Je ne pense pas générer beaucoup d'opposition en disant que les autorités espagnoles ne sont pas du tout arrivées à répondre à ces questions. Bien entendu, et beaucoup l'auront remarqué, nous ne sommes pas les seuls à soulever ces graves problèmes concernant les disparitions forcées. De nombreuses organisations internationales ont soumis ces questions à l'Espagne, comme c'est le cas du Comité des Nations Unies sur les disparitions forcées, du Groupe de travail sur les disparitions forcées ou du Rapporteur spécial des Nations unies sur la Justice transnationale, qui tous s'inquiètent grandement de la situation dans le pays.

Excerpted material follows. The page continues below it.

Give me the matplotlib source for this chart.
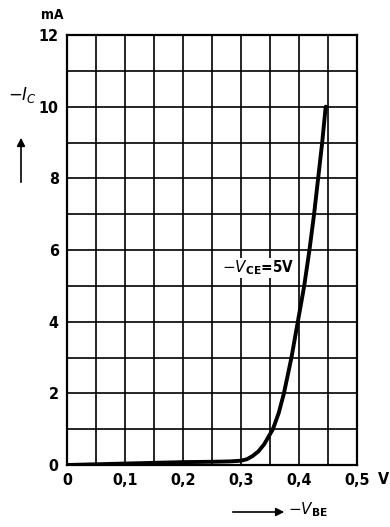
import numpy as np
import matplotlib.pyplot as plt

# Curve: -V_BE (V) vs -I_C (mA), V_CE = -5 V
vbe = [0.0, 0.05, 0.10, 0.15, 0.20, 0.25, 0.28, 0.30, 0.31, 0.32, 0.33, 0.34,
       0.355, 0.365, 0.374, 0.387, 0.398, 0.409, 0.418, 0.426, 0.433, 0.440,
       0.446]
ic = [0.0, 0.02, 0.04, 0.06, 0.08, 0.09, 0.10, 0.12, 0.16, 0.25, 0.38, 0.58,
      1.0, 1.45, 2.0, 3.0, 4.0, 5.0, 6.0, 7.0, 8.0, 9.0, 10.0]

x_ticks = [0, 0.1, 0.2, 0.3, 0.4, 0.5]
x_labels = ['0', '0,1', '0,2', '0,3', '0,4', '0,5']
y_ticks = [0, 2, 4, 6, 8, 10, 12]
y_labels = ['0', '2', '4', '6', '8', '10', '12']

font = dict(family='DejaVu Sans', stretch='condensed', weight='bold')

fig = plt.figure(figsize=(3.9, 5.27), dpi=100)
ax = fig.add_axes([67 / 390, 62 / 527, 290 / 390, 430 / 527])

ax.set_xlim(0, 0.5)
ax.set_ylim(0, 12)

# grid every 0.05 V and 1 mA
for xv in np.arange(0.05, 0.5, 0.05):
    ax.axvline(xv, color='black', lw=1.2, zorder=1)
for yv in range(1, 12):
    ax.axhline(yv, color='black', lw=1.2, zorder=1)
for s in ax.spines.values():
    s.set_linewidth(1.6)

ax.plot(vbe, ic, color='black', lw=2.8, solid_capstyle='round',
        solid_joinstyle='round', zorder=3)

ax.set_xticks(x_ticks)
ax.set_yticks(y_ticks)
ax.set_xticklabels(x_labels, fontsize=11.5, **font)
ax.set_yticklabels(y_labels, fontsize=11.5, **font)
ax.tick_params(length=0, pad=6)

# curve label
ax.text(0.268, 5.5, r'$-V_{\mathbf{CE}}$=5V', fontsize=11, ha='left', va='center',
        bbox=dict(facecolor='white', edgecolor='none', pad=0.5), zorder=4, **font)

# unit labels
fig.text(52 / 390, 1 - 15 / 527, 'mA', fontsize=10, ha='center', va='center', **font)
fig.text(383 / 390, 1 - 480 / 527, 'V', fontsize=11.5, ha='center', va='center', **font)

# y-axis quantity with arrow
fig.text(22 / 390, 1 - 95 / 527, r'$-I_C$', fontsize=12, ha='center', va='center')
fig.patches.append(plt.matplotlib.patches.FancyArrowPatch(
    (21 / 390, 1 - 185 / 527), (21 / 390, 1 - 135 / 527),
    transform=fig.transFigure, arrowstyle='-|>', mutation_scale=12,
    color='black', lw=1.2))

# x-axis quantity with arrow
fig.patches.append(plt.matplotlib.patches.FancyArrowPatch(
    (230 / 390, 1 - 512 / 527), (287 / 390, 1 - 512 / 527),
    transform=fig.transFigure, arrowstyle='-|>', mutation_scale=12,
    color='black', lw=1.2))
fig.text(288 / 390, 1 - 510 / 527, r'$-V_{\mathbf{BE}}$', fontsize=11,
         ha='left', va='center')

fig.savefig('out.png', dpi=100)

Les autorités espagnoles ignorent ces demandes depuis des années, donc il n'y a priori aucune raison de célébrer la journée du 30 août... Cependant, le nouveau gouvernement, dirigé par le Parti socialiste, a récemment annoncé du changement, ce qui pourrait représenté un virage radical et faire évoluer cette situation. Pour reprendre les propos de la nouvelle ministre de la Justice, l'Espagne devra "cesser d'être identifié comme un le principal transgresseur des résolutions internationales concernant le droit à la vérité, à la justice, à la réparation et les garanties de non-répétition".
De même, la ministre a fait explicitement référence à la situation insupportable des victimes des disparitions forcées, qui ont commencé à être perpétrées lors de la Guerre civile et durant le régime dictatorial franquiste. Une série de mesures spécifiques qui devraient approuvées dans les mois qui viennent ont déjà été annoncée, et dans une certaine mesure, ont été détaillées dans d'autres discours, tel que dans celui tenu par le nouveau directeur de la Direction générale de la Mémoire historique.
La vigilance est de mise
Ce qui a été annoncé par le gouvernement jusqu'à présent concerne six ou sept des recommandations énoncée au début de cet article. Cependant, les aspects liés au droit à la justice et à un traitement légal et judiciaire que devrait requérir un tel crime, n'ont été que partiellement mentionnés et dans des termes très généraux.
Aussi devons-nous être particulièrement vigilants sur ce point, et prendre notamment en compte le fait que le Parti socialiste n'a pas fait grand chose dans ce domaine par le passé. N'oublions pas qu'en Mars dernier, ces représentants se sont fermement opposés à la proposition d'amendement de la Loi espagnole sur d'Amnistie (l'amendement visait à ce que la loi n'inclut pas les disparitions forcées, l'un des crimes contre l'humanité les plus graves).
Sans toutefois baisser la garde, il est tout de même probable que le 30 août prochain, nous ayons quelque chose à célébrer lors de la Journée internationale des disparitions forcées. Mais nous devons continuer de travailler dur pour que tout ce qui a été annoncé se concrétise. De cette façon, peut-être, le jour viendra où les milliers de victimes des disparitions forcées recevront ce à quoi ils ont droit en Espagne, et pas seulement d'un point de vue judiciaire et légal.